Give only a count of the lines that include the string "chart".

== Data ==

>> START

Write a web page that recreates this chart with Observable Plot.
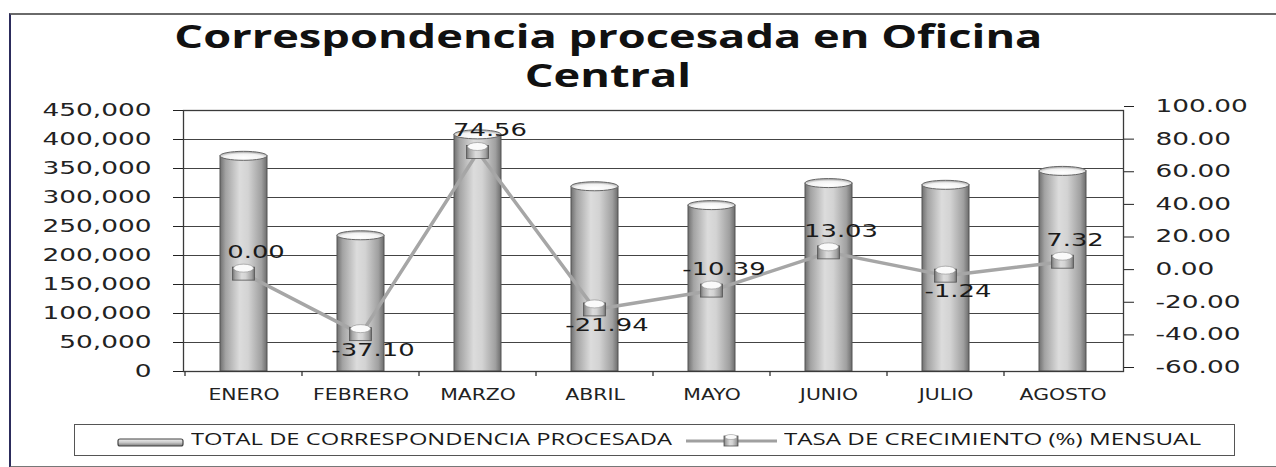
<!DOCTYPE html>
<html><head><meta charset="utf-8">
<script src="https://cdn.jsdelivr.net/npm/d3@7"></script>
<script src="https://cdn.jsdelivr.net/npm/@observablehq/plot@0.6"></script>
<style>
body{margin:0;background:#fff;}
#wrap{position:relative;width:1276px;height:467px;overflow:hidden;background:#fff;}
#border{position:absolute;left:9px;top:13px;width:1290px;height:451px;border-left:2px solid #2c2c5c;border-top:2px solid #6a6a6a;border-bottom:2px solid #777;}
.tline{position:absolute;left:0;width:1216px;text-align:center;font-family:"Open Sans";font-weight:700;font-size:32px;line-height:36px;color:#111;white-space:nowrap;}
.tline span{display:inline-block;transform-origin:50% 50%;}
#chart{position:absolute;left:0;top:90px;}
#legbox{position:absolute;left:74px;top:424px;width:1159px;height:30px;border:1.5px solid #555;}
.legtxt{position:absolute;top:431px;font-family:"Open Sans";font-size:15.5px;line-height:16px;color:#1a1a1a;white-space:nowrap;transform-origin:0 50%;}
#legsym{position:absolute;left:0;top:0;}
</style></head>
<body>
<div id="wrap">
  <div id="border"></div>
  <div class="tline" id="t1" style="top:18px"><span></span></div>
  <div class="tline" id="t2" style="top:57px"><span></span></div>
  <div id="chart"></div>
  <div id="legbox"></div>
  <svg id="legsym" width="1276" height="467"></svg>
  <div class="legtxt" id="lg1" style="left:191px"></div>
  <div class="legtxt" id="lg2" style="left:784px"></div>
</div>
<script>
const titleLines = ["Correspondencia procesada en Oficina", "Central"];
const months = ["ENERO","FEBRERO","MARZO","ABRIL","MAYO","JUNIO","JULIO","AGOSTO"];
const totals = [371000, 234000, 408000, 318500, 286000, 324000, 321000, 345000];
const growth = [0.00, -37.10, 74.56, -21.94, -10.39, 13.03, -1.24, 7.32];
const leftTicks = [0, 50000, 100000, 150000, 200000, 250000, 300000, 350000, 400000, 450000];
const rightTicks = [-60, -40, -20, 0, 20, 40, 60, 80, 100];
const seriesNames = ["TOTAL DE CORRESPONDENCIA PROCESADA", "TASA DE CRECIMIENTO (%) MENSUAL"];

const L0 = leftTicks[0], L1 = leftTicks[leftTicks.length-1];
const R0 = rightTicks[0], R1 = rightTicks[rightTicks.length-1];
const toLeft = v => (v - R0) / (R1 - R0) * (L1 - L0) + L0;
const fromLeft = v => (v - L0) / (L1 - L0) * (R1 - R0) + R0;

const data = months.map((m, i) => ({
  month: m, total: totals[i], growth: growth[i],
  above: i === 0 || growth[i] >= growth[i-1]
}));

function defsMark() {
  const g = d3.create("svg:g");
  const defs = g.append("defs");
  const lg = defs.append("linearGradient").attr("id","cyl").attr("x1",0).attr("x2",1).attr("y1",0).attr("y2",0);
  [[0,"#707070"],[0.12,"#a3a3a3"],[0.42,"#dcdcdc"],[0.6,"#d3d3d3"],[0.88,"#a0a0a0"],[1,"#6c6c6c"]]
    .forEach(([o,c]) => lg.append("stop").attr("offset",o).attr("stop-color",c));
  const cap = defs.append("radialGradient").attr("id","cap").attr("cx","50%").attr("cy","70%").attr("r","60%");
  [[0,"#ffffff"],[0.7,"#f2f2f2"],[1,"#b5b5b5"]].forEach(([o,c]) => cap.append("stop").attr("offset",o).attr("stop-color",c));
  return g.node();
}

function topsMark(index, scales) {
  const g = d3.create("svg:g");
  const bw = scales.x.bandwidth();
  for (const d of data) {
    const cx = scales.x(d.month) + bw/2, cy = scales.y(d.total);
    g.append("ellipse").attr("cx",cx).attr("cy",cy).attr("rx",bw/2).attr("ry",4.5)
      .attr("fill","url(#cap)").attr("stroke","#666").attr("stroke-width",1);
  }
  return g.node();
}

function markersMark(index, scales) {
  const g = d3.create("svg:g");
  const bw = scales.x.bandwidth();
  for (const d of data) {
    const cx = scales.x(d.month) + bw/2, cy = scales.y(toLeft(d.growth));
    g.append("rect").attr("x",cx-11).attr("y",cy-6).attr("width",22).attr("height",13)
      .attr("fill","url(#cyl)").attr("stroke","#555").attr("stroke-width",0.8);
    g.append("ellipse").attr("cx",cx).attr("cy",cy-5).attr("rx",10).attr("ry",4)
      .attr("fill","#fafafa").attr("stroke","#888").attr("stroke-width",0.6);
  }
  return g.node();
}

function catTicksMark(index, scales, values, dims) {
  const g = d3.create("svg:g");
  const step = scales.x.step(), bw = scales.x.bandwidth();
  const y0 = dims.height - dims.marginBottom;
  months.forEach(m => {
    const x = scales.x(m) - (step - bw) / 2;
    g.append("line").attr("x1",x).attr("x2",x).attr("y1",y0).attr("y2",y0+5).attr("stroke","#333").attr("stroke-width",1.3);
  });
  return g.node();
}

const font = "DejaVu Sans";
const svg = Plot.plot({
  width: 1276, height: 325,
  marginTop: 20, marginBottom: 44, marginLeft: 183, marginRight: 153,
  style: {background: "transparent", overflow: "visible"},
  x: {domain: months, paddingInner: 0.6, paddingOuter: 0.3, label: null},
  y: {domain: [L0, L1], label: null},
  marks: [
    defsMark,
    Plot.gridY(leftTicks, {stroke: "#444", strokeOpacity: 1, strokeWidth: 1.2}),
    Plot.barY(data, {x: "month", y: "total", fill: "url(#cyl)", stroke: "#555", strokeWidth: 1}),
    topsMark,
    Plot.frame({stroke: "#3a3a3a", strokeWidth: 1.3}),
    Plot.line(data, {x: "month", y: d => toLeft(d.growth), stroke: "#a6a6a6", strokeWidth: 3.5}),
    markersMark,
    Plot.text(data.filter(d => d.above), {x: "month", y: d => toLeft(d.growth), text: d => d.growth.toFixed(2),
      dx: 12, dy: -21, fontSize: 17, fontFamily: font, fill: "#1a1a1a"}),
    Plot.text(data.filter(d => !d.above), {x: "month", y: d => toLeft(d.growth), text: d => d.growth.toFixed(2),
      dx: 12, dy: 16, fontSize: 17, fontFamily: font, fill: "#1a1a1a"}),
    Plot.axisY(leftTicks, {anchor: "left", tickSize: 10, tickPadding: 22, tickFormat: d3.format(","),
      fontSize: 17, fontFamily: font, color: "#222", label: null}),
    Plot.axisY(rightTicks.map(toLeft), {anchor: "right", tickSize: 10, tickPadding: 22,
      tickFormat: d => fromLeft(d).toFixed(2), dy: -4, fontSize: 17, fontFamily: font, color: "#222", label: null}),
    Plot.axisX({tickSize: 0, tickPadding: 18, fontSize: 15, fontFamily: font, color: "#222", label: null}),
    catTicksMark
  ]
});
document.getElementById("chart").append(svg);

// horizontal stretch of texts (the reference scan is stretched horizontally)
svg.querySelectorAll("text").forEach(t => {
  const g = t.closest("g[aria-label]");
  const lab = g ? g.getAttribute("aria-label") : "";
  const k = lab.includes("x-axis") ? 1.36 : lab.includes("y-axis") ? 1.55 : 1.52;
  const w = t.getComputedTextLength();
  if (w > 0) {
    t.setAttribute("textLength", w * k);
    t.setAttribute("lengthAdjust", "spacingAndGlyphs");
  }
});

// title
const s1 = document.querySelector("#t1 span"), s2 = document.querySelector("#t2 span");
s1.textContent = titleLines[0]; s2.textContent = titleLines[1];
const kt = 868 / s1.getBoundingClientRect().width;
s1.style.transform = `scaleX(${kt})`; s2.style.transform = `scaleX(${kt})`;

// legend
const l1 = document.getElementById("lg1"), l2 = document.getElementById("lg2");
l1.textContent = seriesNames[0]; l2.textContent = seriesNames[1];
l1.style.transform = `scaleX(${481 / l1.getBoundingClientRect().width})`;
l2.style.transform = `scaleX(${417 / l2.getBoundingClientRect().width})`;

const ls = d3.select("#legsym");
const lgd = ls.append("defs").append("linearGradient").attr("id","lgbar").attr("x1",0).attr("x2",0).attr("y1",0).attr("y2",1);
[[0,"#f0f0f0"],[0.5,"#c8c8c8"],[1,"#7a7a7a"]].forEach(([o,c]) => lgd.append("stop").attr("offset",o).attr("stop-color",c));
ls.append("rect").attr("x",118).attr("y",439).attr("width",65).attr("height",7).attr("rx",2)
  .attr("fill","url(#lgbar)").attr("stroke","#444").attr("stroke-width",1.2);
ls.append("line").attr("x1",686).attr("x2",777).attr("y1",441).attr("y2",441).attr("stroke","#a0a0a0").attr("stroke-width",3);
ls.append("rect").attr("x",724).attr("y",436).attr("width",14).attr("height",10).attr("fill","url(#cyl)").attr("stroke","#555").attr("stroke-width",0.8);
ls.append("ellipse").attr("cx",731).attr("cy",437).attr("rx",6).attr("ry",2.5).attr("fill","#fafafa").attr("stroke","#888").attr("stroke-width",0.5);
</script>
</body></html>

>> END

== Solution to this problem ==
4